• **INFORMATION SUPPLIED**:
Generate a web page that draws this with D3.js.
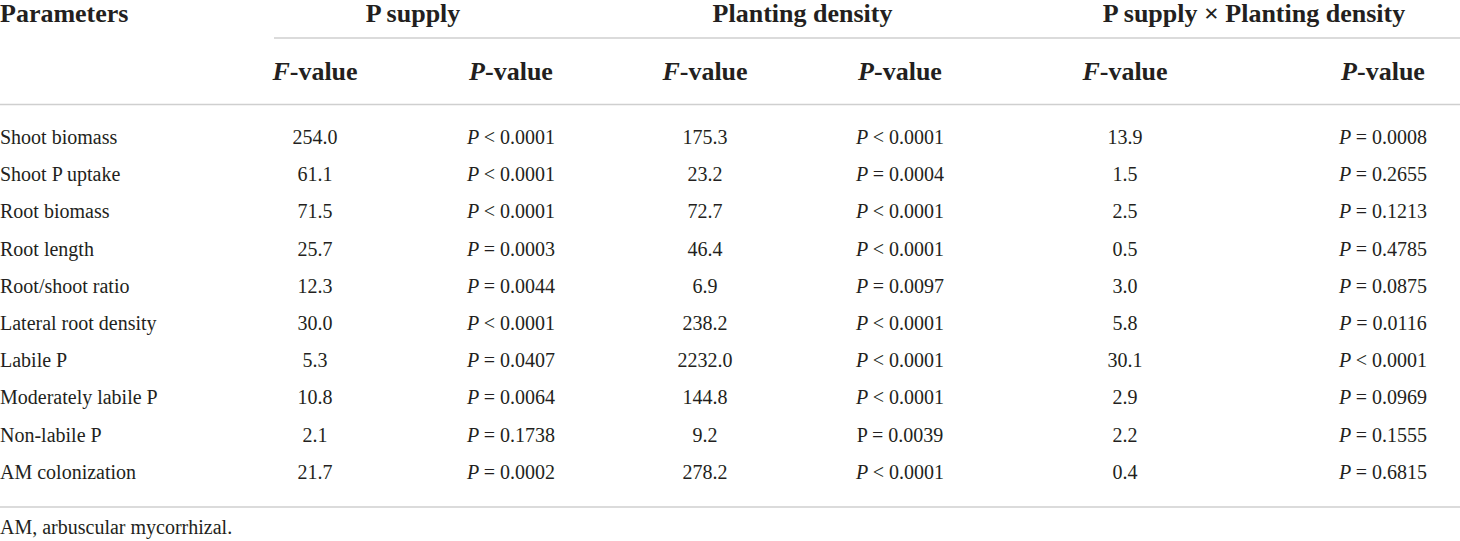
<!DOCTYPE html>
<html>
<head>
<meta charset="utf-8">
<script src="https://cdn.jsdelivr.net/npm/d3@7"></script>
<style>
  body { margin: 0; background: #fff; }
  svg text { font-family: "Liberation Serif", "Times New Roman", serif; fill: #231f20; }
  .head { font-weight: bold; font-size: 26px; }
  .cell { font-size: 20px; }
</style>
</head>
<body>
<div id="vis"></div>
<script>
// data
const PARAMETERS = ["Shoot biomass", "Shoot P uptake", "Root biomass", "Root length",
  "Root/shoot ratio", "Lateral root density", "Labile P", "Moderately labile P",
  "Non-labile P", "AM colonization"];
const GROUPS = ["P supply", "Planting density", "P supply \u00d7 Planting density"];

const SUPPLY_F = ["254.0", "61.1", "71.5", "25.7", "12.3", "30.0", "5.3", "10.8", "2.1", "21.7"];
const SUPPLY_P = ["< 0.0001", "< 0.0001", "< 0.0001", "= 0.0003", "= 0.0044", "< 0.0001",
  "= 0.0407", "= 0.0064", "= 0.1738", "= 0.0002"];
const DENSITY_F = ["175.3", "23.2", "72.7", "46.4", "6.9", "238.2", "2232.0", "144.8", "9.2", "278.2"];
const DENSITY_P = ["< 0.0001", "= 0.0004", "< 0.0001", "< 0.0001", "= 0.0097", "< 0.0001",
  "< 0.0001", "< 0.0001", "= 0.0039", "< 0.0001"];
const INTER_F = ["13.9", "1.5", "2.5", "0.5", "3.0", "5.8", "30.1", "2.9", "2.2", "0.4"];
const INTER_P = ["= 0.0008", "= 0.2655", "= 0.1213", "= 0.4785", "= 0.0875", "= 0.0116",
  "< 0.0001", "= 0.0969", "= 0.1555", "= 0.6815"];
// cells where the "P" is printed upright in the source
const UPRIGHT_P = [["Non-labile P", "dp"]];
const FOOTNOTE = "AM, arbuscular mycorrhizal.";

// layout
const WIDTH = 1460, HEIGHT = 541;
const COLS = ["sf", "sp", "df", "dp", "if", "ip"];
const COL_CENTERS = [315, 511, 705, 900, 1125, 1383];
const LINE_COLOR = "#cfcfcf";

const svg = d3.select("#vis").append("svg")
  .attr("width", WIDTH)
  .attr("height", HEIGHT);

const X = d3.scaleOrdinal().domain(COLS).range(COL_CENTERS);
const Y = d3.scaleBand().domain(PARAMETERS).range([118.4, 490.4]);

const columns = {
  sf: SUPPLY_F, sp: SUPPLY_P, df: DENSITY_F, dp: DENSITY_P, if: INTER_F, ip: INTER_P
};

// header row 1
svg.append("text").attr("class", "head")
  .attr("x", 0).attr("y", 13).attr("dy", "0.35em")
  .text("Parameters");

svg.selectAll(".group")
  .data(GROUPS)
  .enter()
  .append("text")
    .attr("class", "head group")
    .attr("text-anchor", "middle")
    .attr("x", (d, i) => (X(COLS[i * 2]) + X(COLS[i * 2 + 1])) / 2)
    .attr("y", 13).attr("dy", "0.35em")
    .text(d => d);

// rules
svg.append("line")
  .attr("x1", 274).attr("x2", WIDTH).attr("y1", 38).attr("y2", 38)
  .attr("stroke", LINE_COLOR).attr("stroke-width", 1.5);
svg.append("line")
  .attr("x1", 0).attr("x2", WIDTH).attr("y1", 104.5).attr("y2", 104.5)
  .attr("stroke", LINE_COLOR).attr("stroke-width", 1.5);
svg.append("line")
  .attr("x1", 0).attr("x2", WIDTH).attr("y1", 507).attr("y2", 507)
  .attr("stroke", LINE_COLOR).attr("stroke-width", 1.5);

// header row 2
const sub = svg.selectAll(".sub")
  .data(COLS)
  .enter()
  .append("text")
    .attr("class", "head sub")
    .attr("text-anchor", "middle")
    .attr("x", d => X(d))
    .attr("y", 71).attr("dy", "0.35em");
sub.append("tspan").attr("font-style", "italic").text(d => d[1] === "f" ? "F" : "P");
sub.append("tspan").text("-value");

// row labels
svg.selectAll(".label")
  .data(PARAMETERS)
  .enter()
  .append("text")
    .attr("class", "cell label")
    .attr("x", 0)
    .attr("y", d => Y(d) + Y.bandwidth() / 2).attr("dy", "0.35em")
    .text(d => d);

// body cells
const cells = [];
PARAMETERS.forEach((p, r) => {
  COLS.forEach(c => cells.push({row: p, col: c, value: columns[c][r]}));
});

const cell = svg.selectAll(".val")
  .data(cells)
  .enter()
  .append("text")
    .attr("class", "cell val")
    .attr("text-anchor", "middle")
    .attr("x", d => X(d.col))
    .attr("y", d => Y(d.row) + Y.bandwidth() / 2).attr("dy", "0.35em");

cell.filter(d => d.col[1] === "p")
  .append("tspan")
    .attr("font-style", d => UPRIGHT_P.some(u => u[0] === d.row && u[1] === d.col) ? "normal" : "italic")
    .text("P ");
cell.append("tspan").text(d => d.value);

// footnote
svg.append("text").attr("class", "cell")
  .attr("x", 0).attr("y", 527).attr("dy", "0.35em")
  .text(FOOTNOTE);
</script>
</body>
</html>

• **PROBLEM DESCRIPTION**: All of the data above should be quoted exactly, except for the pictures.

• **TASK RESULT**:
Generate a web page that draws this with D3.js.
<!DOCTYPE html>
<html>
<head>
<meta charset="utf-8">
<script src="https://cdn.jsdelivr.net/npm/d3@7"></script>
<style>
  body { margin: 0; background: #fff; }
  svg text { font-family: "Liberation Serif", "Times New Roman", serif; fill: #231f20; }
  .head { font-weight: bold; font-size: 26px; }
  .cell { font-size: 20px; }
</style>
</head>
<body>
<div id="vis"></div>
<script>
// data
const PARAMETERS = ["Shoot biomass", "Shoot P uptake", "Root biomass", "Root length",
  "Root/shoot ratio", "Lateral root density", "Labile P", "Moderately labile P",
  "Non-labile P", "AM colonization"];
const GROUPS = ["P supply", "Planting density", "P supply \u00d7 Planting density"];

const SUPPLY_F = ["254.0", "61.1", "71.5", "25.7", "12.3", "30.0", "5.3", "10.8", "2.1", "21.7"];
const SUPPLY_P = ["< 0.0001", "< 0.0001", "< 0.0001", "= 0.0003", "= 0.0044", "< 0.0001",
  "= 0.0407", "= 0.0064", "= 0.1738", "= 0.0002"];
const DENSITY_F = ["175.3", "23.2", "72.7", "46.4", "6.9", "238.2", "2232.0", "144.8", "9.2", "278.2"];
const DENSITY_P = ["< 0.0001", "= 0.0004", "< 0.0001", "< 0.0001", "= 0.0097", "< 0.0001",
  "< 0.0001", "< 0.0001", "= 0.0039", "< 0.0001"];
const INTER_F = ["13.9", "1.5", "2.5", "0.5", "3.0", "5.8", "30.1", "2.9", "2.2", "0.4"];
const INTER_P = ["= 0.0008", "= 0.2655", "= 0.1213", "= 0.4785", "= 0.0875", "= 0.0116",
  "< 0.0001", "= 0.0969", "= 0.1555", "= 0.6815"];
// cells where the "P" is printed upright in the source
const UPRIGHT_P = [["Non-labile P", "dp"]];
const FOOTNOTE = "AM, arbuscular mycorrhizal.";

// layout
const WIDTH = 1460, HEIGHT = 541;
const COLS = ["sf", "sp", "df", "dp", "if", "ip"];
const COL_CENTERS = [315, 511, 705, 900, 1125, 1383];
const LINE_COLOR = "#cfcfcf";

const svg = d3.select("#vis").append("svg")
  .attr("width", WIDTH)
  .attr("height", HEIGHT);

const X = d3.scaleOrdinal().domain(COLS).range(COL_CENTERS);
const Y = d3.scaleBand().domain(PARAMETERS).range([118.4, 490.4]);

const columns = {
  sf: SUPPLY_F, sp: SUPPLY_P, df: DENSITY_F, dp: DENSITY_P, if: INTER_F, ip: INTER_P
};

// header row 1
svg.append("text").attr("class", "head")
  .attr("x", 0).attr("y", 13).attr("dy", "0.35em")
  .text("Parameters");

svg.selectAll(".group")
  .data(GROUPS)
  .enter()
  .append("text")
    .attr("class", "head group")
    .attr("text-anchor", "middle")
    .attr("x", (d, i) => (X(COLS[i * 2]) + X(COLS[i * 2 + 1])) / 2)
    .attr("y", 13).attr("dy", "0.35em")
    .text(d => d);

// rules
svg.append("line")
  .attr("x1", 274).attr("x2", WIDTH).attr("y1", 38).attr("y2", 38)
  .attr("stroke", LINE_COLOR).attr("stroke-width", 1.5);
svg.append("line")
  .attr("x1", 0).attr("x2", WIDTH).attr("y1", 104.5).attr("y2", 104.5)
  .attr("stroke", LINE_COLOR).attr("stroke-width", 1.5);
svg.append("line")
  .attr("x1", 0).attr("x2", WIDTH).attr("y1", 507).attr("y2", 507)
  .attr("stroke", LINE_COLOR).attr("stroke-width", 1.5);

// header row 2
const sub = svg.selectAll(".sub")
  .data(COLS)
  .enter()
  .append("text")
    .attr("class", "head sub")
    .attr("text-anchor", "middle")
    .attr("x", d => X(d))
    .attr("y", 71).attr("dy", "0.35em");
sub.append("tspan").attr("font-style", "italic").text(d => d[1] === "f" ? "F" : "P");
sub.append("tspan").text("-value");

// row labels
svg.selectAll(".label")
  .data(PARAMETERS)
  .enter()
  .append("text")
    .attr("class", "cell label")
    .attr("x", 0)
    .attr("y", d => Y(d) + Y.bandwidth() / 2).attr("dy", "0.35em")
    .text(d => d);

// body cells
const cells = [];
PARAMETERS.forEach((p, r) => {
  COLS.forEach(c => cells.push({row: p, col: c, value: columns[c][r]}));
});

const cell = svg.selectAll(".val")
  .data(cells)
  .enter()
  .append("text")
    .attr("class", "cell val")
    .attr("text-anchor", "middle")
    .attr("x", d => X(d.col))
    .attr("y", d => Y(d.row) + Y.bandwidth() / 2).attr("dy", "0.35em");

cell.filter(d => d.col[1] === "p")
  .append("tspan")
    .attr("font-style", d => UPRIGHT_P.some(u => u[0] === d.row && u[1] === d.col) ? "normal" : "italic")
    .text("P ");
cell.append("tspan").text(d => d.value);

// footnote
svg.append("text").attr("class", "cell")
  .attr("x", 0).attr("y", 527).attr("dy", "0.35em")
  .text(FOOTNOTE);
</script>
</body>
</html>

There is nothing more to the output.